Which Category is Zeus?

Zeus is a type 1 MLSys because it minimizes a linear combination of Energy-To-Accuracy (ETA) and Time-To-Accuracy (TTA), where the user selects the target training validation metric. If the model does not reach the target metric, ETA and TTA are both infinity -- definitely not optimal.

How is this optimization feasible? Changing the GPU's power limit does not change what is computed by the GPU, and hence there cannot be any model quality change. Changing the training batch size does change the computation done by the GPU (more importantly model convergence itself), but the room for optimization comes from the fact that there isn't just one batch size that can reach the target metric; there can be a couple, and Zeus will automatically find the best batch size among them.3

All in all, Zeus does not hurt model quality by design.

What about Performance?

Performance, or more specifically training throughput, depends on the model and what you compare against. So there's a Pareto frontier of DNN training time and energy on GPUs. If the initial batch size and GPU power limit you've been using was not on the Pareto frontier, Zeus will reduce both training time and energy consumption by finding the optimal batch size and GPU power limit. However, if you happened to be training with the time-optimal configuration, but you still wanted to reduce energy consumption, Zeus will have to trade performance to reduce energy consumption. That is just how Pareto frontiers work -- On the frontier, there is no way to reduce one dimension without sacrificing the other dimensions.

A Multi-Objective Optimization View

When you want to optimize more than one competing objectives simultaneously, you have a Multi-Objective Optimization problem. As you can see, in general terms, we're facing a three-way multi-objective optimization problem, involving training time, model quality, and energy consumption.

Zeus's approach was to (1) fix model quality (to what the user specified), and (2) perform linear scalarization for time and energy to make the optimization problem solvable. Speaking of which, for (2), why can't we use the \(\epsilon\)-constraint method? Well, we can, and thus GlobalPowerLimitOptimizer supports both linear scalarization (ZeusCost) and \(\epsilon\)-constraint (MaxSlowdownConstraint).

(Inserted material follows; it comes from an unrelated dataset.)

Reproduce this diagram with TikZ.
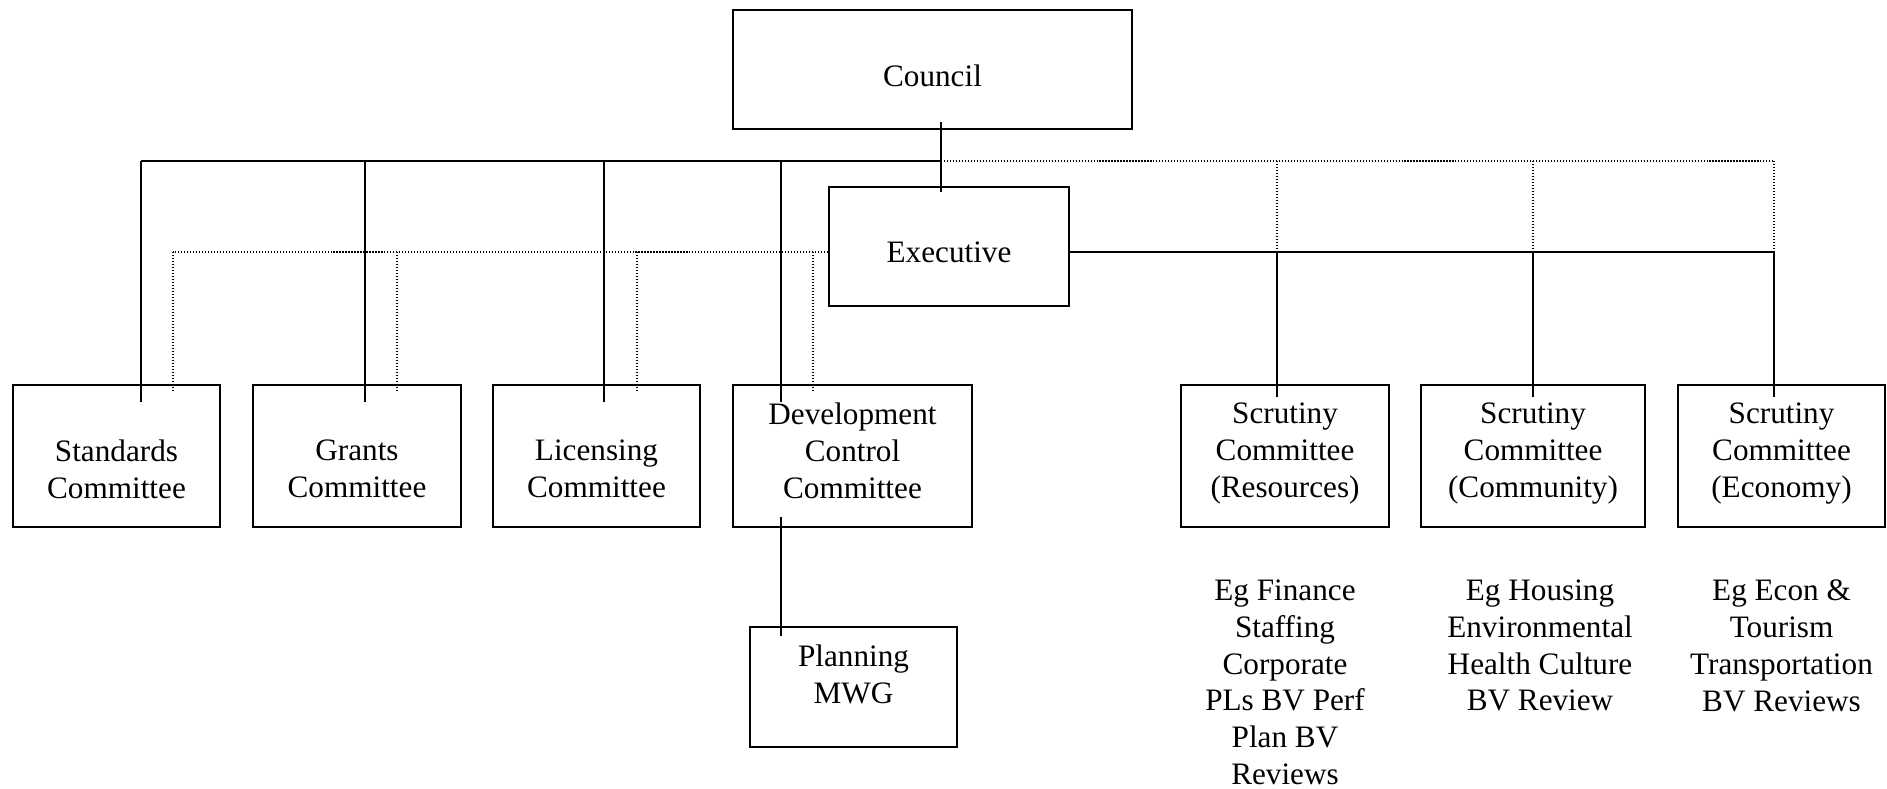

  1. Well, to be precise, it won't be the exact same because on computers, the order of floating point operations can make a small difference in the final result even if the two order of operations are mathematically equivalent. Still, it's close enough. 

  2. DAWNBench 

  3. Even in cases where there is really just one batch size that can reach the target metric, the user can disable batch size exploration by passing in a single set for the list of batch sizes of explore. Zeus still finds the optimal GPU power limit, leading to energy gains.